Trump’s Twitter tactics test special relationship
President-elect’s continued breaking of diplomatic rules has London recalculating its desired proximity to Washington
On Monday, 21 November, da trumpeter/tweeterer tweeted the following: “Many people would like to see @Nigel Farage represent Great Britain as their Ambassador to the United States. He would do a great job!” So much wrong in so few words, that it makes us realize a World War could conceivably be started on nothing more than a 160-character Twitter post!
First off, the president of the U.S. gets to choose, with confirmation by the Senate, the U.S. ambassadors to other countries, but does not get to choose the ambassadors that other countries send to the U.S.! Second, I do not know who the “many people” are that would like to see Farage sent here as ambassador, but I am definitely NOT one of them! We have enough bloomin’ idiots of our own … we do not need to borrow from the UK!!! Third, of course, is that Twitter is not an acceptable venue for this type of communique, but that never seems to stop da tweeterer.
It is highly unlikely that Trump and the “many people” will get their wish, as the current UK ambassador to Washington is Sir Kim Darroch, and Foreign Secretary Boris Johnson praises the job Darroch has been doing, saying he will remain in the position for several more years. In the UK, it is typical for diplomats rather than politicians to be selected as ambassadors, and Farage is a politician. Of course, Farage was thrilled with Trump’s tweet and responded with a tweet of his own, saying “The world has changed. It’s time that Downing Street did too.”
Nigel Farage is head of the U.K. Independence Party (UKIP) and, much like Trump himself, is regarded by about half the population of the UK as a saviour and the other half as an idiot extraordinaire. Trump’s moment of glory was the 2016 presidential election, Farage’s was Brexit. They are both buffoonish, clownish in their own ways.
A July Bloomberg article defines Farage as:
“Chain-smoking and beer-swilling, Farage, 49, poses as that most British version of masculinity, a bloke: the sort who says what he thinks, thinks what he says, and doesn’t give two hoots for niceties.”
Yes, I imagine he and da trumpeter would get along just fine, but I cannot see that it would benefit either the UK or the US in the long run, to have two representatives with no filters on their speech, no sense of diplomacy or political savvy, and no sense of working toward greater good.

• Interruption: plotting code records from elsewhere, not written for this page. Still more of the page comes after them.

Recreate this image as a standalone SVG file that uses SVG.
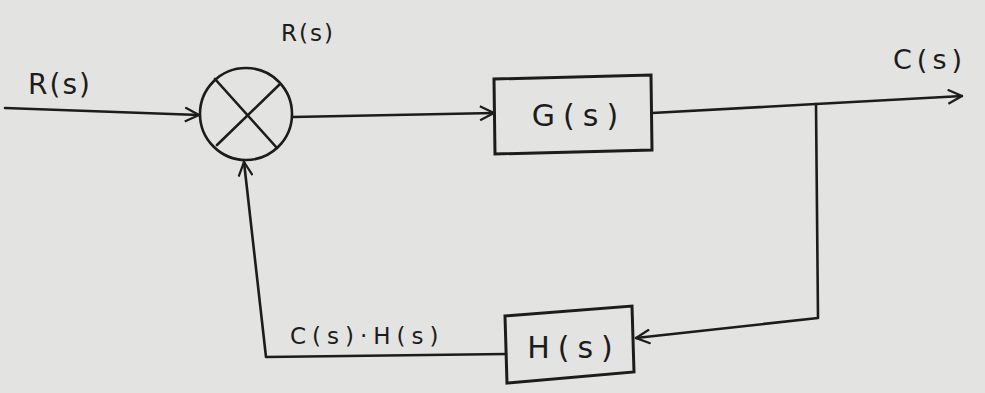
<svg xmlns="http://www.w3.org/2000/svg" width="985" height="393" viewBox="0 0 985 393">
<defs>
<marker id="arrL" viewBox="0 0 16 16" refX="15" refY="8" markerWidth="16" markerHeight="16" markerUnits="userSpaceOnUse" orient="auto">
<path d="M1,1 L15,8 L1,15" fill="none" stroke="#1c1c1c" stroke-width="2.2"/>
</marker>
</defs>
<style>
.ln{fill:none;stroke:#1c1c1c;stroke-width:2.6;stroke-linecap:round;stroke-linejoin:round}
.box{fill:none;stroke:#1c1c1c;stroke-width:3}
.t{font-family:"DejaVu Sans","Liberation Sans",sans-serif;fill:#1c1c1c}
</style>
<rect width="985" height="393" fill="#e3e3e1"/>
<g id="connectors">
<path class="ln" d="M5,108 L199,115" marker-end="url(#arrL)"/>
<path class="ln" d="M293,117 L494,113" marker-end="url(#arrL)"/>
<path class="ln" d="M652,113 L816,104 L962,96" marker-end="url(#arrL)"/>
<path class="ln" d="M816,104 L818,318 L636,338" marker-end="url(#arrL)"/>
<path class="ln" d="M506,354 L266,357 L244,162" marker-end="url(#arrL)"/>
</g>
<g id="summing">
<circle class="ln" cx="246" cy="114" r="46"/>
<path class="ln" d="M215,79 L277,148 M279,85 L217,145"/>
</g>
<g id="G">
<path class="box" d="M494,79 L651,75 L652,150 L495,154 Z"/>
<text class="t" x="579" y="126" font-size="30" letter-spacing="8" text-anchor="middle">G(s)</text>
</g>
<g id="H">
<path class="box" d="M505,316 L632,306 L634,372 L507,383 Z"/>
<text class="t" x="574" y="358" font-size="30" letter-spacing="8" text-anchor="middle">H(s)</text>
</g>
<g id="labels">
<text class="t" x="28" y="94" font-size="28" letter-spacing="2">R(s)</text>
<text class="t" x="281" y="41" font-size="23" letter-spacing="2">R(s)</text>
<text class="t" x="893" y="69" font-size="27" letter-spacing="5">C(s)</text>
<text class="t" x="290" y="344" font-size="23" letter-spacing="6">C(s)·H(s)</text>
</g>
</svg>
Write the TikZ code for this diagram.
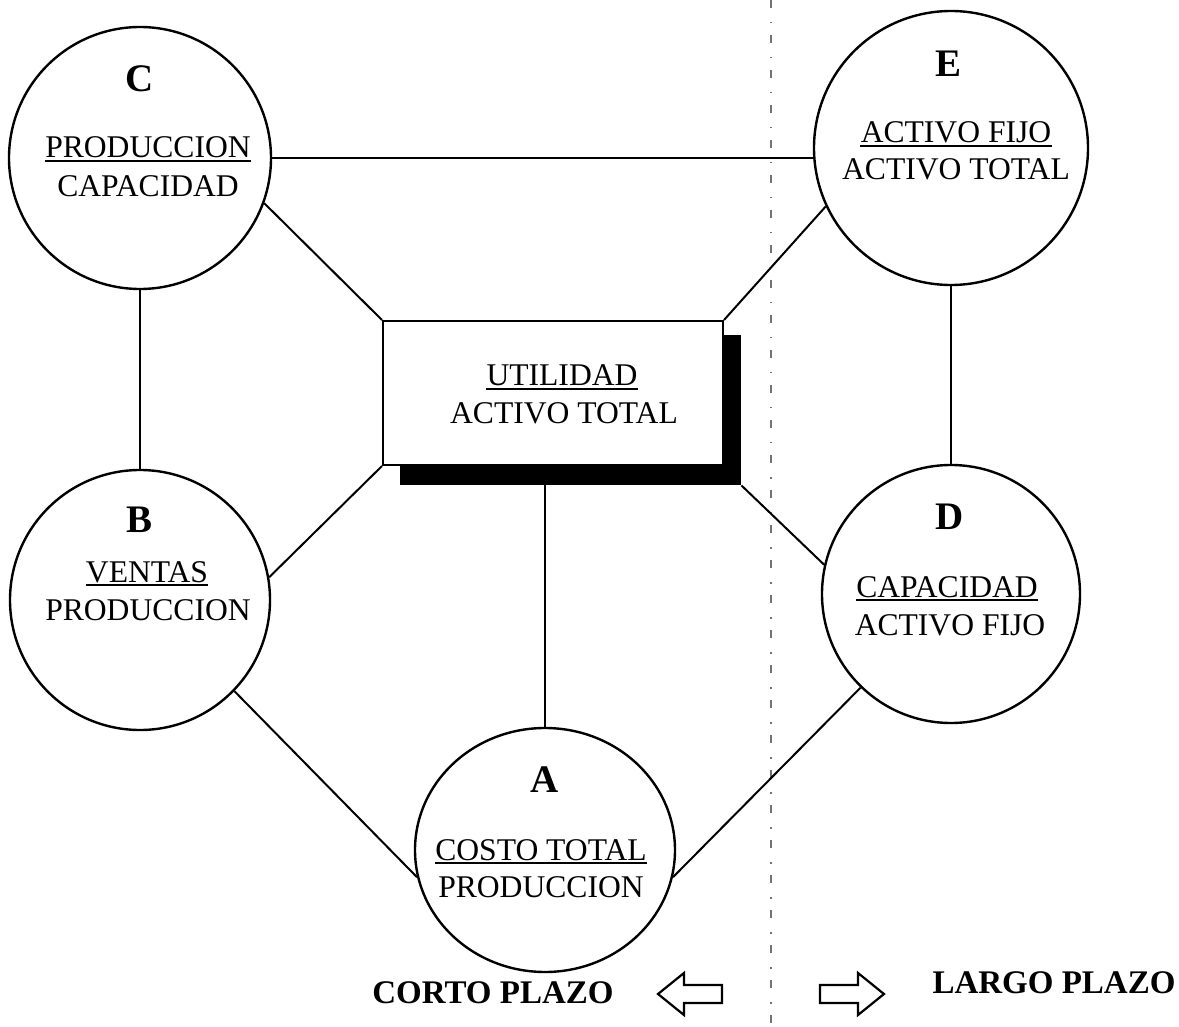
\documentclass[tikz,border=0pt]{standalone}
\usepackage{fontspec}
\setmainfont{Liberation Serif}
\usetikzlibrary{shapes.geometric}
\begin{document}
\begin{tikzpicture}[x=0.5pt,y=-0.5pt,
  ring/.style={circle, draw, line width=1.2pt, minimum size=#1, inner sep=0pt},
  oval/.style 2 args={ellipse, draw, line width=1.2pt, minimum width=#1, minimum height=#2, inner sep=0pt},
  link/.style={line width=1pt},
  letter/.style={anchor=base, inner sep=0pt, font=\fontsize{19.5}{20}\selectfont\bfseries},
  ratio/.style={anchor=base, inner sep=0pt, font=\fontsize{15.8}{16}\selectfont},
  side/.style={anchor=base, inner sep=0pt, font=\fontsize{16.5}{17}\selectfont\bfseries},
  frac/.style={line width=1pt},
  hollow/.style={draw, line width=1.1pt, line join=miter},
  divider/.style={black!55, line width=0.6pt, dash pattern=on 4pt off 7pt on 0.75pt off 5.75pt}
]
\useasboundingbox (0,0) rectangle (1179,1027);
\fill[white] (0,0) rectangle (1179,1027);

% vertical divider between short and long term
\coordinate (dtop) at (771,0);
\coordinate (dbot) at (771,1027);
\draw[divider] (dtop) -- (dbot);

% central box with drop shadow
\node[fill=black, minimum width=170.5pt, minimum height=75pt, inner sep=0pt] (shadow) at (570.5,410) {};
\node[draw, fill=white, line width=1pt, minimum width=170pt, minimum height=72pt, inner sep=0pt] (box) at (553,393) {};

% ratio circles
\node[ring=131pt] (C) at (140,158) {};
\node[ring=137pt] (E) at (951,148) {};
\node[ring=130pt] (B) at (140,600) {};
\node[ring=129pt] (D) at (951,594) {};
\node[oval={130pt}{122pt}] (A) at (545,850) {};

% connectors
\draw[link] (C.east) -- (C.east -| E.west);
\draw[link] (C.-20) -- (box.north west);
\draw[link] (E.205) -- (box.north east);
\draw[link] (C.south) -- (B.north);
\draw[link] (E.south) -- (D.north);
\draw[link] (box.south west) -- (B.10);
\draw[link] (shadow.south east) -- (D.167);
\draw[link] (A.north |- shadow.south) -- (A.north);
\draw[link] (B.-44) -- (A.192);
\draw[link] (D.226) -- (A.348);

% texts
\node[letter] (Ct) at (140,92) {C};
\node[ratio] (Cn) at (148,158) {PRODUCCION};
\node[ratio] (Cd) at (148,197) {CAPACIDAD};

\node[letter] (Et) at (948,77) {E};
\node[ratio] (En) at (956,143) {ACTIVO FIJO};
\node[ratio] (Ed) at (956,180) {ACTIVO TOTAL};

\node[ratio] (Un) at (562,386) {UTILIDAD};
\node[ratio] (Ud) at (564,423) {ACTIVO TOTAL};

\node[letter] (Bt) at (140,532) {B};
\node[ratio] (Bn) at (147,582) {VENTAS};
\node[ratio] (Bd) at (148,620) {PRODUCCION};

\node[letter] (Dt) at (950,530) {D};
\node[ratio] (Dn) at (947,597) {CAPACIDAD};
\node[ratio] (Dd) at (950,635) {ACTIVO FIJO};

\node[letter] (At) at (545,792) {A};
\node[ratio] (An) at (541,860) {COSTO TOTAL};
\node[ratio] (Ad) at (541,897) {PRODUCCION};

% fraction bars under numerators
\foreach \n in {Cn,En,Un,Bn,Dn,An}
  \draw[frac] ([yshift=-1.6pt]\n.base west) -- ([yshift=-1.6pt]\n.base east);

% short / long term labels with hollow arrows
\node[side] (corto) at (493,1003) {CORTO PLAZO};
\node[side] (largo) at (1054,993) {LARGO PLAZO};
\draw[hollow] (658,994) -- (684,973) -- (684,985) -- (722,985) -- (722,1003) -- (684,1003) -- (684,1015) -- cycle;
\draw[hollow] (884,994) -- (858,973) -- (858,985) -- (820,985) -- (820,1003) -- (858,1003) -- (858,1015) -- cycle;
\end{tikzpicture}
\end{document}
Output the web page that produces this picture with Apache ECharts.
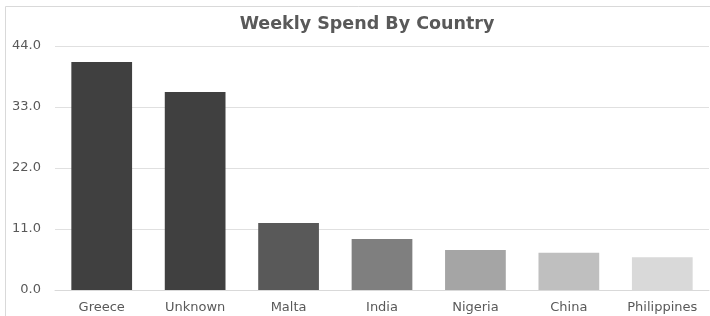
<!DOCTYPE html>
<html><head><meta charset="utf-8">
<script src="https://cdn.jsdelivr.net/npm/echarts@6/dist/echarts.min.js"></script>
<style>html,body{margin:0;padding:0;background:#fff}#c{width:710px;height:316px}</style>
</head><body><div id="c"></div>
<script>
const categories = ["Greece","Unknown","Malta","India","Nigeria","China","Philippines"];
const values = [41.1, 35.7, 12.1, 9.2, 7.2, 6.7, 5.9];
const barColors = ["#404040","#404040","#595959","#7f7f7f","#a5a5a5","#bfbfbf","#d9d9d9"];
const yTicks = {min:0, max:44, interval:11};
const chart = echarts.init(document.getElementById('c'), null, {renderer:'canvas'});
chart.setOption({
  animation:false,
  textStyle:{fontFamily:'DejaVu Sans'},
  graphic:[{type:'rect',shape:{x:5.5,y:6.5,width:720,height:320},style:{fill:'none',stroke:'#d9d9d9',lineWidth:1},silent:true,z:-1}],
  title:{text:'Weekly Spend By Country',left:362,textAlign:'center',top:10,
    textStyle:{fontFamily:'DejaVu Sans',fontWeight:'bold',fontSize:17.5,color:'#595959'}},
  grid:{left:55,right:1,top:46,bottom:26,containLabel:false},
  xAxis:{type:'category',data:categories,
    axisLine:{lineStyle:{color:'#d9d9d9',width:1}},axisTick:{show:false},
    axisLabel:{color:'#595959',fontSize:13,margin:11,interval:0}},
  yAxis:{type:'value',min:yTicks.min,max:yTicks.max,interval:yTicks.interval,
    axisLine:{show:false},axisTick:{show:false},
    splitLine:{lineStyle:{color:'#e0e0e0',width:1}},
    axisLabel:{color:'#595959',fontSize:13,margin:14,formatter:v=>v.toFixed(1)}},
  series:[{type:'bar',barCategoryGap:'35%',
    data:values.map((v,i)=>({value:v,itemStyle:{color:barColors[i]}}))}]
});
</script></body></html>
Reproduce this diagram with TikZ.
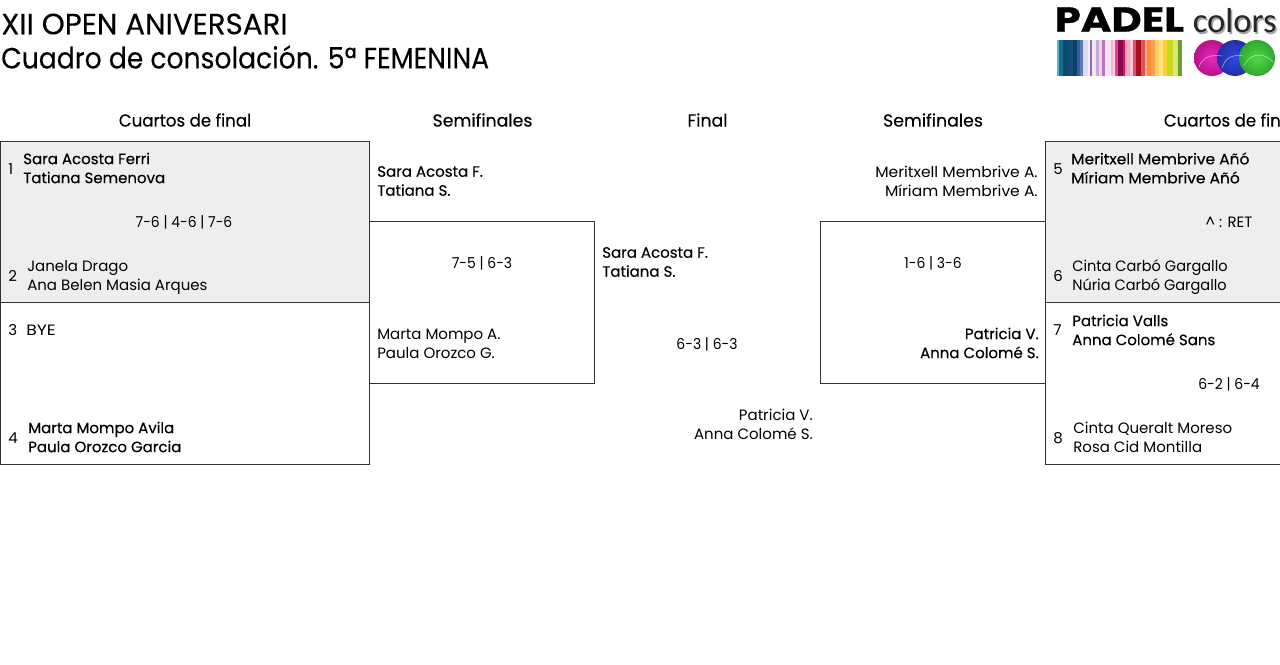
\documentclass[tikz,border=0pt]{standalone}
\usepackage{fontspec}
\setmainfont{Poppins}
\newfontfamily\medfont[FakeBold=0.3]{Poppins}
\newfontfamily\headfont[FakeBold=0.15]{Poppins}
\newfontfamily\logofont{Carlito}
\usepackage{xcolor}
\definecolor{boxgrey}{HTML}{EEEEEE}
\definecolor{boxline}{HTML}{333333}
\definecolor{ballpink}{HTML}{E52DB8}
\definecolor{ballpinkd}{HTML}{B8108C}
\definecolor{ballblue}{HTML}{3348E0}
\definecolor{ballblued}{HTML}{2030A8}
\definecolor{ballgreen}{HTML}{4FD84A}
\definecolor{ballgreend}{HTML}{2FA82E}

\tikzset{
 boxq/.style={draw=boxline, line width=0.6pt, outer sep=0pt, minimum width=276.75pt, minimum height=121.5pt, inner sep=0pt, anchor=north west},
 boxs/.style={draw=boxline, line width=0.6pt, outer sep=0pt, minimum width=168.75pt, minimum height=121.5pt, inner sep=0pt, anchor=north west},
 player/.style={inner sep=0pt, anchor=west, align=left, font=\fontsize{11.25}{14.25}\selectfont},
 playerb/.style={player, font=\medfont\fontsize{11.25}{14.25}\selectfont},
 playerr/.style={player, anchor=east, align=right},
 playerbr/.style={playerb, anchor=east, align=right},
 result/.style={inner sep=0pt, xscale=0.93, font=\fontsize{11.25}{14.25}\selectfont},
 seed/.style={inner sep=0pt, anchor=west, font=\fontsize{11.25}{14.25}\selectfont},
 round/.style={inner sep=0pt, font=\medfont\fontsize{13}{16}\selectfont},
 headline/.style={inner sep=0pt, anchor=west, font=\headfont\fontsize{22}{25}\selectfont},
}

\begin{document}
\begin{tikzpicture}[x=0.75pt,y=-0.75pt]

\useasboundingbox (0,0) rectangle (1280,664);
\clip (0,0) rectangle (1280,664);

% title
\node[headline] (title1) at (1,24) {XII OPEN ANIVERSARI};
\node[headline, xscale=0.907] (title2) at (1,57) {Cuadro de consolación. 5ª FEMENINA};

% rounds
\node[round, xscale=0.96] (r1) at (185,120) {Cuartos de final};
\node[round] (r2) at (482.5,120) {Semifinales};
\node[round] (r3) at (707.5,120) {Final};
\node[round] (r4) at (933,120) {Semifinales};
\node[round, xscale=0.96] (r5) at (1230,120) {Cuartos de final};

% boxes
\node[boxq, fill=boxgrey, minimum height=120.75pt] (qa) at (0.5,141.5) {};
\node[boxq] (qb) at (0.5,302.5) {};
\node[boxs] (sa) at (369.5,221.5) {};
\node[boxs] (sb) at (820.5,221.5) {};
\node[boxq, fill=boxgrey, minimum height=120.75pt] (qc) at (1045.5,141.5) {};
\node[boxq] (qd) at (1045.5,302.5) {};

% left quarters
\node[seed] (n1) at (8,169) {1};
\node[playerb] (p1) at (23,168) {Sara Acosta Ferri\\Tatiana Semenova};
\node[result] (s1) at (184,222) {7-6 | 4-6 | 7-6};
\node[seed] (n2) at (8,276) {2};
\node[player] (p2) at (27,277) {Janela Drago\\Ana Belen Masia Arques};
\node[seed] (n3) at (8,330) {3};
\node[player, xscale=1.15] (p3) at (26,330) {BYE};
\node[seed] (n4) at (8,438) {4};
\node[playerb] (p4) at (28,437) {Marta Mompo Avila\\Paula Orozco Garcia};

% left semi
\node[playerb] (p5) at (377,181) {Sara Acosta F.\\Tatiana S.};
\node[result] (s2) at (482,263) {7-5 | 6-3};
\node[player] (p6) at (377,344) {Marta Mompo A.\\Paula Orozco G.};

% final
\node[playerb] (p7) at (602,262) {Sara Acosta F.\\Tatiana S.};
\node[result] (s3) at (707,344) {6-3 | 6-3};
\node[playerr] (p8) at (813,424) {Patricia V.\\Anna Colomé S.};

% right semi
\node[playerr, xscale=1.035] (p9) at (1038,181) {Meritxell Membrive A.\\Míriam Membrive A.};
\node[result] (s4) at (933,263) {1-6 | 3-6};
\node[playerbr] (p10) at (1039,343) {Patricia V.\\Anna Colomé S.};

% right quarters
\node[seed] (n5) at (1053,169) {5};
\node[playerb, xscale=1.03] (p11) at (1071,168) {Meritxell Membrive Añó\\Míriam Membrive Añó};
\node[result, xscale=1.07] (s5) at (1229,222) {\textasciicircum{} : RET};
\node[seed] (n6) at (1053,276) {6};
\node[player, xscale=0.97] (p12) at (1072,277) {Cinta Carbó Gargallo\\Núria Carbó Gargallo};
\node[seed] (n7) at (1053,330) {7};
\node[playerb] (p13) at (1072,330) {Patricia Valls\\Anna Colomé Sans};
\node[result] (s6) at (1229,384) {6-2 | 6-4};
\node[seed] (n8) at (1053,438) {8};
\node[player] (p14) at (1073,437) {Cinta Queralt Moreso\\Rosa Cid Montilla};

% logo
\node[inner sep=0pt, anchor=west, xscale=1.2, font=\bfseries\addfontfeature{FakeBold=0.8}\fontsize{26}{26}\selectfont] (padel) at (1054.5,19.5) {PADEL};
\node[inner sep=0pt, anchor=west, text=gray!70, font=\logofont\fontsize{26}{26}\selectfont] (colorsb) at (1194,22.5) {colors};
\node[inner sep=0pt, anchor=west, text=black!85, font=\logofont\fontsize{26}{26}\selectfont] (colors) at (1192.5,21) {colors};

\foreach \xa/\xb/\hex in {1057/1059/4FB6D8,1059/1063/1A6A8C,1063/1068/0D4A6B,1068/1073/124E78,1073/1077/0B3F66,1077/1080/2F5FA0,1080/1083/5C7AB5,1083/1088/DDDDEE,1088/1090/EEEEF4,1090/1092/8F6FB5,1092/1096/F0E6F2,1096/1099/C9A9D6,1099/1102/E9D5EC,1102/1105/C070BE,1105/1111/F8E4F2,1111/1113/F6B5D5,1113/1115/FBD5E5,1115/1118/E8409A,1118/1123/8A0A50,1123/1125/D4145A,1125/1130/F6A8C0,1130/1133/FCC8D4,1133/1136/E05070,1136/1141/A81020,1141/1145/E55050,1145/1147/FFB0A0,1147/1151/FF8C30,1151/1155/FFA050,1155/1159/FFD060,1159/1163/FFE680,1163/1167/FFD030,1167/1173/C8D820,1173/1178/D8E870,1178/1182/6AA030}
{
\definecolor{stripecol}{HTML}{\hex}
\fill[stripecol] (\xa,40) rectangle (\xb,76);
}

\shade[inner color=ballpink, outer color=ballpinkd] (1212,58) circle [radius=18];
\shade[inner color=ballblue, outer color=ballblued] (1235,58) circle [radius=18];
\shade[inner color=ballgreen, outer color=ballgreend] (1257,58) circle [radius=18];
\draw[white, opacity=0.6] (1199,67) .. controls (1202,58) and (1210,54) .. (1222,56);
\draw[white, opacity=0.6] (1222,68) .. controls (1225,58) and (1232,54) .. (1244,56);
\draw[white, opacity=0.6] (1244,66) .. controls (1248,55) and (1262,50) .. (1273,62);

\end{tikzpicture}
\end{document}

According to The Guardian, “It is unprecedented for a president to state his preference in public, and to choose someone such as Farage who is determined to break up the entire EU, and has dedicated his professional life to weakening Theresa May’s Conservative party.” The Civil Service Commission states that appointments must be “made on merit on the basis of fair and open competition” to be “lawful”. It adds: “Merit means the appointment of the best available person judged against the essential criteria for the role. No-one should be appointed to a job unless they are competent to do it and the job must be offered to the person who would do it best.” In the words of former UK ambassador to the U.S., Sir Christopher Meyer, “you often have to play hardball. A political appointee can work but what can’t happen is allowing a foreign government to dictate who should be your ambassador. That’s unacceptable.” And foreign affairs specialist Crispin Blunt described Trump’s behaviour as extraordinary, saying the episode showed “in transition Trump has not got professional advisers around him who realise how gratuitously insulting it is to try to select the UK ambassador to the United States”.
Call it ‘protocol’, call it ‘diplomacy’, call it ‘political correctness’, call it ‘common courtesy’, or call it just plain old-fashioned ‘manners’ … whatever you call it, it is essential for people to get along in this world! If I need to borrow an egg from my neighbor, I do not simply walk into her home, go to the refrigerator and take an egg! No, instead I knock gently on the door, ask if I may borrow an egg, and wait for her to get the egg for me! Those who applaud Trump’s ‘style’ of brashness and buffoonery will soon find that it has no place in the world of international relations! We must hope that Trump learns this sooner rather than later, but with the radical and foolish advisors he is selecting, I fear there will be nobody to advise him on what is acceptable, and left to his own devices, he is likely to continue on the path toward making the United States the laughingstock of the world!